The accessories you need depends upon how the line will enter and exit the cleat:

  • If the line is entering from above the height of the cleat or not from directly behind the cleat, a wire fairlead (Micro 475, Standard 298) can be used to align the entry angle of the rope.
  • If your sheeting position in the boat relative to the cleat is not directly in line then an X-Treme Angle Fairlead (Micro 476, Standard 375) can be used to align the rope with the centre of the cams.

There is a huge variety of accessories available to set the height and alignment of the cleat to get the best performance, including wedges, risers and fairleads.
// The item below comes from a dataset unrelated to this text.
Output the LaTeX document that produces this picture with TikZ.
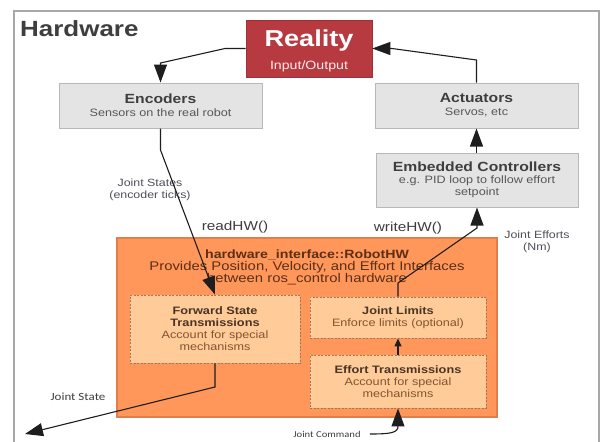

If you are unsure which to use, the Tech Team at Harken UK are happy to provide advice!

TOP TIP: Do not overtighten your screws when fitting your cleats as this may crush the ball bearings and stop the cam of the cleat from moving freely. The rule of thumb for installation is to tighten the screw until the cam doesn't move freely, and then ease it off slightly. You should be about there!

Maintenance: Harken hardware is designed to work in harsh conditions with minimum maintenance. The materials selected were chosen because of their ability to perform in a salt water environment over a long period of time, and are also UV stabilised. Just make sure you wash every cleat with fresh water after sailing on the sea to prevent a build up of salt and grit within the cleat.